Scientific classification
- Kingdom: Plantae
- Clade: Tracheophytes
- Clade: Angiosperms
- Clade: Eudicots
- Order: Proteales
- Family: Proteaceae
- Genus: Protea
- Species: P. rubropilosa
- Binomial name: Protea rubropilosa Beard

= Protea rubropilosa =

- Genus: Protea
- Species: rubropilosa
- Authority: Beard
- Conservation status: LC

Flowering tree

Protea rubropilosa, also known as the Transvaal sugarbush, escarpment sugarbush or Transvaal mountain sugarbush, is a flowering tree, that belongs to the genus Protea in the family Proteaceae. The plant only occurs in South Africa.

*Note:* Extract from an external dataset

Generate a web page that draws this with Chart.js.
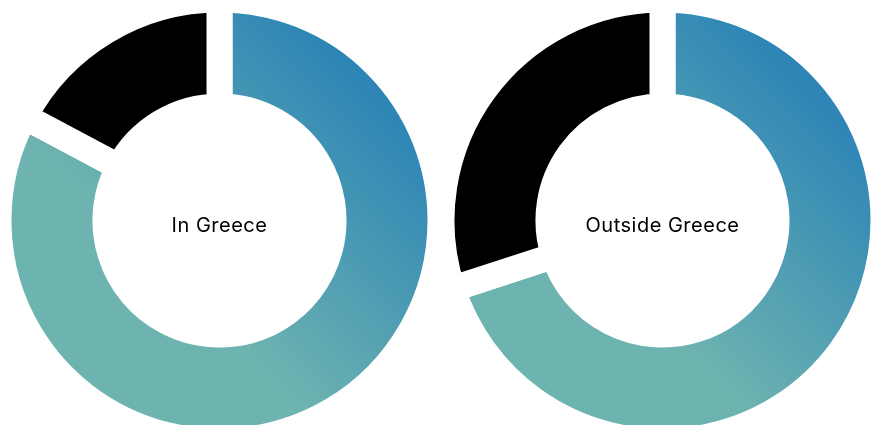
<!DOCTYPE html>
<html>
<head>
<meta charset="utf-8">
<script src="https://cdn.jsdelivr.net/npm/chart.js@4.4.1/dist/chart.umd.min.js"></script>
<style>
  html, body { margin: 0; padding: 0; overflow: hidden; background: #fff; }
  .donut { position: absolute; top: 0; }
  #inGreece { left: 0; }
  #outsideGreece { left: 437px; }
</style>
</head>
<body>
<canvas id="inGreece" class="donut" width="437" height="441"></canvas>
<canvas id="outsideGreece" class="donut" width="437" height="441"></canvas>
<script>
// shares, in percent (first slice = teal, second = black)
const segmentLabels = ["Main share", "Other share"];
const inGreeceValues = [82.8, 17.2];
const outsideGreeceValues = [70, 30];
const centerTitles = ["In Greece", "Outside Greece"];

const tealColor = "#6db3b0";
const blueColor = "#2c84b6";

// diagonal teal -> blue fill, running from the lower left to the upper right of the ring
function sliceColor(context) {
  if (context.dataIndex !== 0) return "#000000";
  const chart = context.chart;
  const area = chart.chartArea;
  if (!area) return tealColor;
  const cx = (area.left + area.right) / 2;
  const cy = (area.top + area.bottom) / 2;
  const d = 147;
  const grad = chart.ctx.createLinearGradient(cx - d, cy + d, cx + d, cy - d);
  grad.addColorStop(0, tealColor);
  grad.addColorStop(0.32, tealColor);
  grad.addColorStop(1, blueColor);
  return grad;
}

const centerText = {
  id: "centerText",
  afterDraw(chart, args, opts) {
    const { ctx, chartArea } = chart;
    const x = (chartArea.left + chartArea.right) / 2;
    const y = (chartArea.top + chartArea.bottom) / 2;
    ctx.save();
    ctx.font = "20px Inter";
    ctx.letterSpacing = "0.5px";
    ctx.fillStyle = "#000";
    ctx.textAlign = "center";
    ctx.textBaseline = "alphabetic";
    ctx.fillText(opts.text, x, y + 11);
    ctx.restore();
  },
};

function makeDonut(id, values, title, padLeft) {
  return new Chart(document.getElementById(id), {
    type: "doughnut",
    data: {
      labels: segmentLabels,
      datasets: [
        {
          data: values,
          backgroundColor: sliceColor,
          // wide white border cuts the straight gaps between slices
          borderColor: "#ffffff",
          borderWidth: 26,
          hoverBorderWidth: 26,
          radius: 221,
        },
      ],
    },
    options: {
      responsive: false,
      animation: false,
      events: [],
      cutout: "51.6%",
      layout: { padding: { left: padLeft } },
      plugins: {
        legend: { display: false },
        tooltip: { enabled: false },
        centerText: { text: title },
      },
    },
    plugins: [centerText],
  });
}

makeDonut("inGreece", inGreeceValues, centerTitles[0], 2);
makeDonut("outsideGreece", outsideGreeceValues, centerTitles[1], 14);
</script>
</body>
</html>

Other vernacular names which have been recorded for this tree are platorand-suikerbos and Transvaalse berg-suikerbos in the Afrikaans language, and segwapi in Northern Sotho.

==Taxonomy==
Protea rubropilosa was described as new to science by the British forester John Stanley Beard in 1958. It had been discovered just earlier that same year by one S. Thompson on the Wolkberg. An isotype is kept at the herbarium at Kew.

==Description==
The tree becomes 8 m high and is brushy, spreading out its canopy. The trunk is twisted and the bark gnarled. It blooms in spring, from September to December, with the peak in October. The outside of the bracts are very hairy and coloured reddish-brown. The inside of the bracts are bright red. The florets turn from whitish to bright red. The plant is monoecious, both sexes occur in each flower.

==Distribution==
Protea rubropilosa is endemic to a section of the slopes of the Great Escarpment in northeastern South Africa, where it occurs in the provinces of Mpumalanga and Limpopo. It is distributed from the Wolkberg to Lydenburg. It occurs along the Blyderivier.

==Ecology==
Pollination occurs through the action of birds. The seed is released nine to twelve months after flowering. The seed is dispersed by means of the wind. The seeds simply lie on the ground until they are able to germinate, as opposed to being stored in the infructescence. The wildfires which periodically move through the land in which the tree grows destroy the adult plants, but the seeds can survive such an event. The plant grows on south-facing slopes, in sandstone and quartzite-derived soils, at altitudes of 1,400 to 2,300 metres. It occurs in habitats of montane grassland around the Long Tom Pass, sourveld on mountain summits and cliff-slopes, and the fynbos which can occur in afromontane areas of the Northern Escarpment.

==Uses==
This plant is grown at the Kirstenbosch National Botanical Garden. The tree's national number is 97.

==Conservation==
It is uncommon, but the species is not threatened and it is locally abundant. As of 2019 the total population numbers are believed to be stable. It was first officially assessed as 'rare' in 1980, but in 1996, when the South African National Botanical Institute (SANBI) first assessed this species for the Red data list of southern African plants, the conservation status was changed to 'not threatened'. In 2009 SANBI re-assessed Protea rubropilosa as 'least concern', an assessment which was reiterated in 2019.